STORED DATA:
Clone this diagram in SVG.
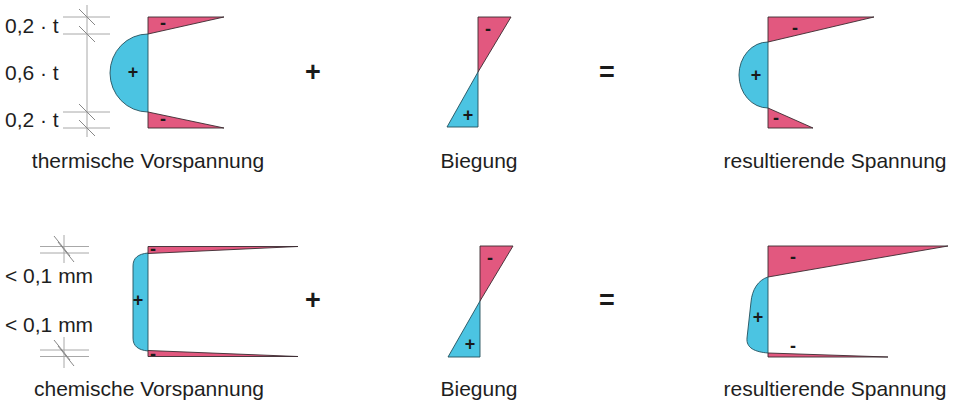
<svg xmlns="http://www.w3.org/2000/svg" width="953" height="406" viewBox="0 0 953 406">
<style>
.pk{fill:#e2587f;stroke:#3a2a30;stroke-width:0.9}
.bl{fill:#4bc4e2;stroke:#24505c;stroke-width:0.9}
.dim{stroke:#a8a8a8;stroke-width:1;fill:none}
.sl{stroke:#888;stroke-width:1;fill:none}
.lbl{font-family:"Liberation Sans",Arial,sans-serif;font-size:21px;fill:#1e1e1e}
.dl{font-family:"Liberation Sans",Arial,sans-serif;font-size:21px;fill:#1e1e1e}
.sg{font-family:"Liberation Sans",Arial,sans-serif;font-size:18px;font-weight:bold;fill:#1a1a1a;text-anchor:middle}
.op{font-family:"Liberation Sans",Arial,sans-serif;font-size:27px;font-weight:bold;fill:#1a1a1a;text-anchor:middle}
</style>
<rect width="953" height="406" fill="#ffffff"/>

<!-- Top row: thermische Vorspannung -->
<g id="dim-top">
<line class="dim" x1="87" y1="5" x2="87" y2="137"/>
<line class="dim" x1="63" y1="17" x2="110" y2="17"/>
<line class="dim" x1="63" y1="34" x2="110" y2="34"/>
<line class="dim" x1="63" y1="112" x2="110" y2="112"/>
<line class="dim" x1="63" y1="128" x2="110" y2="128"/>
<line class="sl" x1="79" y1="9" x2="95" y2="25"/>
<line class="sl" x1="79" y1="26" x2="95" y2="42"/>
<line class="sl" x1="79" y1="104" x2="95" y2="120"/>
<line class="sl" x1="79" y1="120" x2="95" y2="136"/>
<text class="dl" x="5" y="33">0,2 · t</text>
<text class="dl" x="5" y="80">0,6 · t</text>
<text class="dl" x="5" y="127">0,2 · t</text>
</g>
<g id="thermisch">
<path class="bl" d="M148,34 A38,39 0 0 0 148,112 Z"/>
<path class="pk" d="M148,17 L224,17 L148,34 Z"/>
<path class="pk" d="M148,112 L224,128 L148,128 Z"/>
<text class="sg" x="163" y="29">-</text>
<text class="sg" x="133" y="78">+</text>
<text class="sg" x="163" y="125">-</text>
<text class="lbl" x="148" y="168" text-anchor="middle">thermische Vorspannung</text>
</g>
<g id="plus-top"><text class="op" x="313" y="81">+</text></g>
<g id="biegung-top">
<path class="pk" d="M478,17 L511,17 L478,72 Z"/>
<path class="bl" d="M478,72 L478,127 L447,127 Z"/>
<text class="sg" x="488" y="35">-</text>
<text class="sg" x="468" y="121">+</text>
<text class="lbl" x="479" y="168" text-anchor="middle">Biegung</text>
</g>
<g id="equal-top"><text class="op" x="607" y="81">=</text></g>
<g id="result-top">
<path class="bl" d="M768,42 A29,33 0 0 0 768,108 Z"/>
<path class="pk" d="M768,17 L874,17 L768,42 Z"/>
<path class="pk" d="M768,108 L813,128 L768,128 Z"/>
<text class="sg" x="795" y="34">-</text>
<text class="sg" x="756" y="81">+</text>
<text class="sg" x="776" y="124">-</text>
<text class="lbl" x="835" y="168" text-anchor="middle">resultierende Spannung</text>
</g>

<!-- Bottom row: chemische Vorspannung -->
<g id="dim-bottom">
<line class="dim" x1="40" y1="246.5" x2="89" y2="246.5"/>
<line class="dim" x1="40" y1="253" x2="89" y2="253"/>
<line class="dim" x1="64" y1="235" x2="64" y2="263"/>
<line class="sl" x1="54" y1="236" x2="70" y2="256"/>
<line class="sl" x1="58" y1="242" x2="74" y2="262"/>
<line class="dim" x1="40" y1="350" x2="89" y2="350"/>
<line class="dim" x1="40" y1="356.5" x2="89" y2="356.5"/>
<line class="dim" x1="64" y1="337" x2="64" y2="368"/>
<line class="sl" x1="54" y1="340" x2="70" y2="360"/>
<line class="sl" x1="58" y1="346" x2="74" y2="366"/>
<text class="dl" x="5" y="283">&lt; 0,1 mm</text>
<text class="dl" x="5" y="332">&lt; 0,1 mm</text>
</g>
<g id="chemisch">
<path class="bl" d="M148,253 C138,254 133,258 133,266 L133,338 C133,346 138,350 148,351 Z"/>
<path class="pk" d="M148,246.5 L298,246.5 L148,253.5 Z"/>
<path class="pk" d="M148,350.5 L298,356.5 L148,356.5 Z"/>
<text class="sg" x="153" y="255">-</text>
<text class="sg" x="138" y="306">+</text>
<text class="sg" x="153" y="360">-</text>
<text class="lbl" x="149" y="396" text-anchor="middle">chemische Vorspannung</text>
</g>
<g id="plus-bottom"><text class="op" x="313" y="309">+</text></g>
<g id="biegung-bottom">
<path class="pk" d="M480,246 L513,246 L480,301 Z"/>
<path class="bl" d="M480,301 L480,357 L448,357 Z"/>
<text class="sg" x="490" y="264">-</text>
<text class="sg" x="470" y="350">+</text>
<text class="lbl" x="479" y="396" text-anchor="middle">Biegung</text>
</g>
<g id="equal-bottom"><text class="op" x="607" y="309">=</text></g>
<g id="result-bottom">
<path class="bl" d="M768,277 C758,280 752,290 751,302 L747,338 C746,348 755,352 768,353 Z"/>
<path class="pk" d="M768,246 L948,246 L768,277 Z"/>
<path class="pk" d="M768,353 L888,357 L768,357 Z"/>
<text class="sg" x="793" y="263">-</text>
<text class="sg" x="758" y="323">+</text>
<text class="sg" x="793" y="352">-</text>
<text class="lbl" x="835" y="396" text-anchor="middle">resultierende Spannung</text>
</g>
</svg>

* * *

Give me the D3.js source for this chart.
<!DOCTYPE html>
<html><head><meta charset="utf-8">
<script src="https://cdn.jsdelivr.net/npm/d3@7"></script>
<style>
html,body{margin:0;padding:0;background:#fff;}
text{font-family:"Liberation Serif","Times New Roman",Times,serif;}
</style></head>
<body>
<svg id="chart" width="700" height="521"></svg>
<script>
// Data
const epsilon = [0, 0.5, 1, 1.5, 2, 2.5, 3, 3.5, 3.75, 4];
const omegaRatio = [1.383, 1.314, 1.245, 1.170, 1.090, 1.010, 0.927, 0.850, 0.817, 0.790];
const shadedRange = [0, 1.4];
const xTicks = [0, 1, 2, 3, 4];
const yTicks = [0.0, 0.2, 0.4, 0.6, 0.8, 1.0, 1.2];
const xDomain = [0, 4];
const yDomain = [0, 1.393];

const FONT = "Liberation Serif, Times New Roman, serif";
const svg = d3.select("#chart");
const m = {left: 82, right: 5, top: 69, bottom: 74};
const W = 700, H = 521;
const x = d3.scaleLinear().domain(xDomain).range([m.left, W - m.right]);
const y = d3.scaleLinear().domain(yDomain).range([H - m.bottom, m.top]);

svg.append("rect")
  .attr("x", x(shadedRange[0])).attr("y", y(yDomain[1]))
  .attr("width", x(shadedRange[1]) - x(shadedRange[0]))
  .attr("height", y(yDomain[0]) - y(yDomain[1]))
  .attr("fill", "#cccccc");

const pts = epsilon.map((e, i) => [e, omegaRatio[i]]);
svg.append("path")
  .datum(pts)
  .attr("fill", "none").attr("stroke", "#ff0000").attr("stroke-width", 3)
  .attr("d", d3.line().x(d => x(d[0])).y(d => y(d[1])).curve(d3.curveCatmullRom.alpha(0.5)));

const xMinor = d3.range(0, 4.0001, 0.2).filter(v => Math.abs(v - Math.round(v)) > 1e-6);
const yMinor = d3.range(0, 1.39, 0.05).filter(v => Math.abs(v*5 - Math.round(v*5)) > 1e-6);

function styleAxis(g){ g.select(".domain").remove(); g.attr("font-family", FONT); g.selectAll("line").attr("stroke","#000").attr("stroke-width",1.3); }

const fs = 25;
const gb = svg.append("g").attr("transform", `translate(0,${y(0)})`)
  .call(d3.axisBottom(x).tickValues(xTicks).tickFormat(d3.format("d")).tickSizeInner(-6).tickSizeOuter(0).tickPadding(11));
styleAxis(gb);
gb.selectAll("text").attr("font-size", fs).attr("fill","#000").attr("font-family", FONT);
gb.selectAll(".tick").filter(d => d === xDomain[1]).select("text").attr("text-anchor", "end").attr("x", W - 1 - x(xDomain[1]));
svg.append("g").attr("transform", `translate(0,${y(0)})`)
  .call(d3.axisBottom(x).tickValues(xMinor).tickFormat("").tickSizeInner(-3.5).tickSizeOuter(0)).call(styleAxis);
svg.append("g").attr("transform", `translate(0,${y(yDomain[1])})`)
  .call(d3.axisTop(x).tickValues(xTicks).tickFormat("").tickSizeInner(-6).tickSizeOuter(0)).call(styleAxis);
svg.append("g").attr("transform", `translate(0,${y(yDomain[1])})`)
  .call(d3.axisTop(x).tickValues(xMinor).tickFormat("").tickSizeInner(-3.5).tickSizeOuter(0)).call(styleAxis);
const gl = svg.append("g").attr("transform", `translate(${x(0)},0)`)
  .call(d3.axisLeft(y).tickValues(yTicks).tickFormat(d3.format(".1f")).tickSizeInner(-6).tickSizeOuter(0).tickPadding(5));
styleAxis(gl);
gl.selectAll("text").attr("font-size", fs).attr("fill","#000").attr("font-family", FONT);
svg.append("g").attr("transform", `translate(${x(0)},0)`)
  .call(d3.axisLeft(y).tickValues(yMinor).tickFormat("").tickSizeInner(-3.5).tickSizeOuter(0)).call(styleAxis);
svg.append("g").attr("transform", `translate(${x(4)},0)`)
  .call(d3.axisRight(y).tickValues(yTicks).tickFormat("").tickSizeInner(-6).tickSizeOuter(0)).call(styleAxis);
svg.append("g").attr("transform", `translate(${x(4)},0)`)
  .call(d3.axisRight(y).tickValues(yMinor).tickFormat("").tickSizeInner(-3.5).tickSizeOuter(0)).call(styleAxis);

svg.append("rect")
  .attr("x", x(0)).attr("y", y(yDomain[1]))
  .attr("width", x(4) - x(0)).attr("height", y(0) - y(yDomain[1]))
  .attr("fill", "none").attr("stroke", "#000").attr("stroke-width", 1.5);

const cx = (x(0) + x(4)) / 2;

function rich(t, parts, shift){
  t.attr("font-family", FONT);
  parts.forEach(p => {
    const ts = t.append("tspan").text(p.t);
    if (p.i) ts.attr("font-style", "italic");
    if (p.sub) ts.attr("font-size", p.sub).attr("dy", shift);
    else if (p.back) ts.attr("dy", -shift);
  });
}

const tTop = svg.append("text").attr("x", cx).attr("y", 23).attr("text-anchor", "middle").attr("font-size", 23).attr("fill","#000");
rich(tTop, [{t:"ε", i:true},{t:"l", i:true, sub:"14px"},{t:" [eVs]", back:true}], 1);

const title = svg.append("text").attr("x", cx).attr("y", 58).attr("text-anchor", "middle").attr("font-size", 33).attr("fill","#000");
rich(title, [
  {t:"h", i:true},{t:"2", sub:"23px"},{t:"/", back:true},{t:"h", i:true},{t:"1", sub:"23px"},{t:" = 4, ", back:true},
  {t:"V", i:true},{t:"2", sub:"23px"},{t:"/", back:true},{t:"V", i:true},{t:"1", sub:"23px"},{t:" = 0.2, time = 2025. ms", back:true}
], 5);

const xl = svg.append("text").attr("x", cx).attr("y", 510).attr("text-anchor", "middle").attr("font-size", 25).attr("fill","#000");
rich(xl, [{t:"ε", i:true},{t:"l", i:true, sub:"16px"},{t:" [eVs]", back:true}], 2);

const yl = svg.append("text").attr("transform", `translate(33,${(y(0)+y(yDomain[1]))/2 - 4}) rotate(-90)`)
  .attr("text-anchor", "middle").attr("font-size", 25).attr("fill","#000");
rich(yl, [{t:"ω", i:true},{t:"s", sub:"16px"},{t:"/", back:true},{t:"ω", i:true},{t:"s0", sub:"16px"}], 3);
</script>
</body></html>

REQUIRED TASK: Pull out all lines from the listing that contain the string "chart".

RESULT:
Give me the D3.js source for this chart.
<svg id="chart" width="700" height="521"></svg>
const svg = d3.select("#chart");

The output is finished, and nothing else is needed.